Thankfully, central banks and governments around the world stepped in to provide emergency loans and other support. Those interventions prevented complete financial collapse. In the United States, the financial system has healed to a very considerable extent. The Fed recently conducted a series of tests on the largest U.S. banks. We found that most of them would have adequate capital even if the economy went through another extreme downturn.
As financial institutions have regained their footing, access to credit has improved. Nevertheless, we haven’t returned to normal. Many small businesses and consumers still struggle to get loans. For example, to get a mortgage, a borrower must have a top-notch credit rating and the cash to make a substantial down payment.
Uncertainty is a second factor holding back the recovery.
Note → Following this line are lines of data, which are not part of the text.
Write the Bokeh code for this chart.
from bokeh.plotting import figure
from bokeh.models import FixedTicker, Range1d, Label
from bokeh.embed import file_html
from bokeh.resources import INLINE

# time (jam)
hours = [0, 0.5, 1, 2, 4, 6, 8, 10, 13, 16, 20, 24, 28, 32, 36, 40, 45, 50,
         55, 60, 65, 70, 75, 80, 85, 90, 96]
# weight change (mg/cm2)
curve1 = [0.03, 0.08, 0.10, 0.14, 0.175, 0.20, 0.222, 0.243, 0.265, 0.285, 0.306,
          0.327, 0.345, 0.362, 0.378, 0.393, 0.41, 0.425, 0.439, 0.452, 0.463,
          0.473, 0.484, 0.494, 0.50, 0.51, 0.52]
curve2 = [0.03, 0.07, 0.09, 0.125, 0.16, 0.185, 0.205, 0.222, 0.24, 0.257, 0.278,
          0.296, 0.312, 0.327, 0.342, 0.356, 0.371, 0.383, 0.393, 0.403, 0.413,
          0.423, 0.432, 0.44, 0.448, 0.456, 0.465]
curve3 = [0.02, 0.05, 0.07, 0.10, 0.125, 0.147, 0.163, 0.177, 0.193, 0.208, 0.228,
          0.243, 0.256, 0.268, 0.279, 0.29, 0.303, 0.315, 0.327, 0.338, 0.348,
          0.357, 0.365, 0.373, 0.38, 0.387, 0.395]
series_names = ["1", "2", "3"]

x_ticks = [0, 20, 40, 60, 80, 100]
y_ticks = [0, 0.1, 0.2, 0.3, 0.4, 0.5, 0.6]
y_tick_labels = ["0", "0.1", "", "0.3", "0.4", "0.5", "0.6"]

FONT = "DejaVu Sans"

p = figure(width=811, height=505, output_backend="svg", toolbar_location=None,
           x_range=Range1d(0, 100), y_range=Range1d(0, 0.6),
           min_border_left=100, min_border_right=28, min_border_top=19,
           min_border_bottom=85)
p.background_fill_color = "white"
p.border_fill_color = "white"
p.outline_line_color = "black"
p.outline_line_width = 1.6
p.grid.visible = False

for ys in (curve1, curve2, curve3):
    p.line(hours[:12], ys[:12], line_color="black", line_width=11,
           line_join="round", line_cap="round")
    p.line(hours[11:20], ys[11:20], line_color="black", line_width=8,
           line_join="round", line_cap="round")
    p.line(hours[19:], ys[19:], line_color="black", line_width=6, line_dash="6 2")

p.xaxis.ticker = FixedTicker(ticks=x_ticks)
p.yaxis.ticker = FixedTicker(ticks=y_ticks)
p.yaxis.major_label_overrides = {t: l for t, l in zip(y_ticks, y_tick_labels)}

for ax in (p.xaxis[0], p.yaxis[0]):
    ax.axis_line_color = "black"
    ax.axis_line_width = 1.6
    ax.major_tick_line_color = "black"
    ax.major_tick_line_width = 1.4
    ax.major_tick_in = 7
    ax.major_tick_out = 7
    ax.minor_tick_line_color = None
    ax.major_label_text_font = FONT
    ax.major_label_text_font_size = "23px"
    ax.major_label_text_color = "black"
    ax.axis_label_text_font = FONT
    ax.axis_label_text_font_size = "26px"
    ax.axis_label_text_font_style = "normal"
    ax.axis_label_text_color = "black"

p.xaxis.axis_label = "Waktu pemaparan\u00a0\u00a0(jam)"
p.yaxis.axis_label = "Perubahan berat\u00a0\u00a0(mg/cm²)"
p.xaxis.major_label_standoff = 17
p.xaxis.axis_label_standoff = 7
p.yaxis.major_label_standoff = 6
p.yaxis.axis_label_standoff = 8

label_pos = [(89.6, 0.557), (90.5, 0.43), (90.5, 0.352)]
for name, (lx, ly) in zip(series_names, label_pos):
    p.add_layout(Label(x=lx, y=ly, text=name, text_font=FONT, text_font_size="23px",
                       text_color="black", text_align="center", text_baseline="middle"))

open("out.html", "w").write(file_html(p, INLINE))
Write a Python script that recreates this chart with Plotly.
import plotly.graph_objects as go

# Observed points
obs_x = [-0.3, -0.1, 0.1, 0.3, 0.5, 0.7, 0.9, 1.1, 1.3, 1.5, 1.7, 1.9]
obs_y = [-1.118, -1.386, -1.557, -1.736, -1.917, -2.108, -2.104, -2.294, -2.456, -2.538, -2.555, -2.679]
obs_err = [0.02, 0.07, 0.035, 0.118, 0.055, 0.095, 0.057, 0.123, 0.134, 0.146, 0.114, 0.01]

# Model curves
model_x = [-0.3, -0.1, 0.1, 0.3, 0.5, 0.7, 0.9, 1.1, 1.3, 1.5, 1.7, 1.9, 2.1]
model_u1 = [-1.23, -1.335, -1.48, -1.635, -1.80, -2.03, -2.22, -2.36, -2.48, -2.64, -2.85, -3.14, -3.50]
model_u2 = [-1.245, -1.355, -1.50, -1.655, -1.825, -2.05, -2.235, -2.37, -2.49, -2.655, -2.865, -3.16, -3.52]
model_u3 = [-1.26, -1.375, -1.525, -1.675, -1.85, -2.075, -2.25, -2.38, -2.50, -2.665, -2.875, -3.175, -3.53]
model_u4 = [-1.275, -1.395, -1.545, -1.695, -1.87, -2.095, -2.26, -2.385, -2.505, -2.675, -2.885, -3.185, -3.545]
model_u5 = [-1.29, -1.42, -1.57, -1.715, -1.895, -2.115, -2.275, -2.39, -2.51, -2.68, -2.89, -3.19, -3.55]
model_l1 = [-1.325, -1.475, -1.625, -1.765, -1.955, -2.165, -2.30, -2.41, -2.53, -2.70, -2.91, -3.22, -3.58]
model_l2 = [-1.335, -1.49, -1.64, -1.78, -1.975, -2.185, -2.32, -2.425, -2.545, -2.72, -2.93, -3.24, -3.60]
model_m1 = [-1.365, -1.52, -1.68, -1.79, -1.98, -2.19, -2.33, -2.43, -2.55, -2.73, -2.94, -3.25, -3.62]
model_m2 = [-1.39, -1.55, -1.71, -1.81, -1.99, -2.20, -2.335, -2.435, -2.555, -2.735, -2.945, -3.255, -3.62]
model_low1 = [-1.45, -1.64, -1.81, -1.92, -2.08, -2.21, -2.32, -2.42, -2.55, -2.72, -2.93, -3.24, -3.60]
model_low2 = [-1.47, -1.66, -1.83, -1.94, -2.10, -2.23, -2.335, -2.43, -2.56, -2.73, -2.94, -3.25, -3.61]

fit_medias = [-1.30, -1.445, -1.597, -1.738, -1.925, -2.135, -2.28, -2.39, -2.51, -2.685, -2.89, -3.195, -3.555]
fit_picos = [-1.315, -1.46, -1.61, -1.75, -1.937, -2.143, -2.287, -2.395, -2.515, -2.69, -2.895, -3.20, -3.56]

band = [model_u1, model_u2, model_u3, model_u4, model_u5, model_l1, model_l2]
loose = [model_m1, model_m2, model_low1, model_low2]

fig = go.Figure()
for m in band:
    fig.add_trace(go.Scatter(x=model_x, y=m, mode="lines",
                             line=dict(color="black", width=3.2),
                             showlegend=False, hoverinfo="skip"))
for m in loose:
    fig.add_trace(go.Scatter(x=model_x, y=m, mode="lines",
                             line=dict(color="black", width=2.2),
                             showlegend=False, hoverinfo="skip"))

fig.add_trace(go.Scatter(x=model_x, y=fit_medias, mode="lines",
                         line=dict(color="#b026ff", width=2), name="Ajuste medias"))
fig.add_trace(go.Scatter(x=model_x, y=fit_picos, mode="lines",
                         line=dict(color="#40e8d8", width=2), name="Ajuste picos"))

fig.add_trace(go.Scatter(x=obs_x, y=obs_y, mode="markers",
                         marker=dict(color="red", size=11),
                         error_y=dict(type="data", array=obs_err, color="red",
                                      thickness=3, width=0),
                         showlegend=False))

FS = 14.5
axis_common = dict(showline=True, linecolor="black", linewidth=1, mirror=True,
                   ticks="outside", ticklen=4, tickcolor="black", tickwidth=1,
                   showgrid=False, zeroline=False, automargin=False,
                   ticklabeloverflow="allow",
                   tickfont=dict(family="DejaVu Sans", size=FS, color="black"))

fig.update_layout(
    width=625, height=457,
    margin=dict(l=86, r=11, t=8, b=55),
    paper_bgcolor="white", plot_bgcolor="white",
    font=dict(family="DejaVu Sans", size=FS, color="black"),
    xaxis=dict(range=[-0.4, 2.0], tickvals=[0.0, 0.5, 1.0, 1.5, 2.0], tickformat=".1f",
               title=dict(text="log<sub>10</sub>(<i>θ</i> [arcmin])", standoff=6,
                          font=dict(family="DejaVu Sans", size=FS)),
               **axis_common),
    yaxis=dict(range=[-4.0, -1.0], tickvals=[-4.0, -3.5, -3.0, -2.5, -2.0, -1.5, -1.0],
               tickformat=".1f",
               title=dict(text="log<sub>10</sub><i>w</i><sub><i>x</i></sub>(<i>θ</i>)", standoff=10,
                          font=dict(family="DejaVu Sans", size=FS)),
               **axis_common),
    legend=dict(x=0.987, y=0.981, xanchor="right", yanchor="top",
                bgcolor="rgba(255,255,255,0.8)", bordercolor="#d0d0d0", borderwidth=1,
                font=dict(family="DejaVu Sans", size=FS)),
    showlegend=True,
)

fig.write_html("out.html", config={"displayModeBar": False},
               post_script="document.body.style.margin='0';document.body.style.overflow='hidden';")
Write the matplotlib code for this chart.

Businesses, investors, and households remain skittish, even in the face of better economic news. Many of my business contacts say they remain cautious about expanding because they’re unsure about future conditions. Ordinary Americans worry about job prospects and future income. Everybody is unsettled by the highly charged political environment.
Financial turmoil in Europe has added another dimension to the unease here. The imminent threat of European financial meltdown has diminished. But the underlying problem of countries with unsustainable debt has not been resolved. Over the next few years, the total debt load among countries that use the euro will grow larger. I’ve heard Europe’s policy described as kicking the can down the road. But the risk is that Europe might be rolling an ever-growing snowball down a hill.
Government cutbacks are a third obstacle to growth. Typically, government spending rises when the economy turns down. That’s because the cost of safety net programs, such as unemployment insurance, go up. And sometimes governments deliberately boost spending to stimulate the economy. But the federal government’s long-term budget problems loom large. And state and local government finances are reeling from the economic downturn. As a result, government stimulus has been unusually limited.”